Orthodox scholars have cast Jehovah's Witnesses as a dangerous foreign sect that erodes state institutions and traditional values.

A court in the Russian Far East on Tuesday handed a six-year suspended jail sentence to a Jehovah's Witness, Grigoriy Bubnov, after finding him guilty of extremist activity, a spokesman for the religious group said.

Jehovah's Witnesses have been under pressure for years in Russia, where the dominant Orthodox Church is championed by President Vladimir Putin. Orthodox scholars have cast them as a dangerous foreign sect that erodes state institutions and traditional values, allegations they reject.

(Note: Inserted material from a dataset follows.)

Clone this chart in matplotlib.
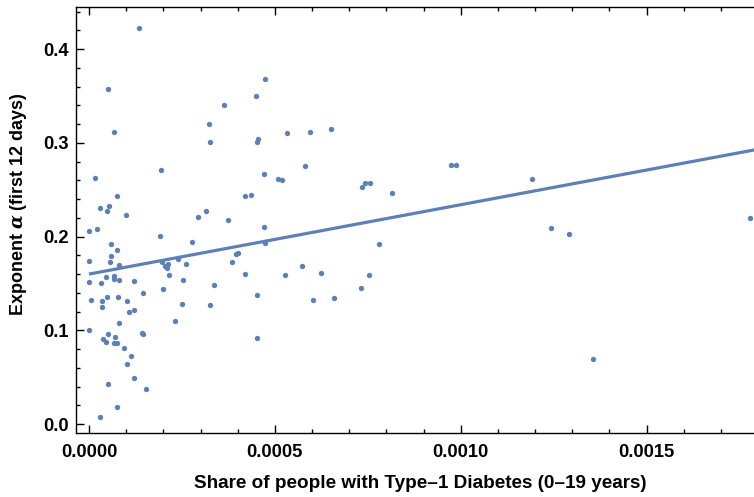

Russia's Supreme Court ruled in 2017 that the group was an "extremist" organization and ordered it to disband, a decision that was followed by a crackdown which has seen dozens of adherents detained and hundreds hit with criminal charges.

Prosecutors had asked the court to sentence Bubnov, 54, to seven years in prison, accusing him of organizing the activities of the local Jehovah's Witnesses, something he denied.

Jarrod Lopes, a spokesman for the group, said on Tuesday the court had opted for a suspended six-year jail sentence instead. He said Bubnov would look into appealing. The court could not immediately be reached for comment.

Although Bubnov escaped a custodial sentence, Lopes said being convicted as an 'extremist' could restrict a person's finances and adversely affect his or her employment options.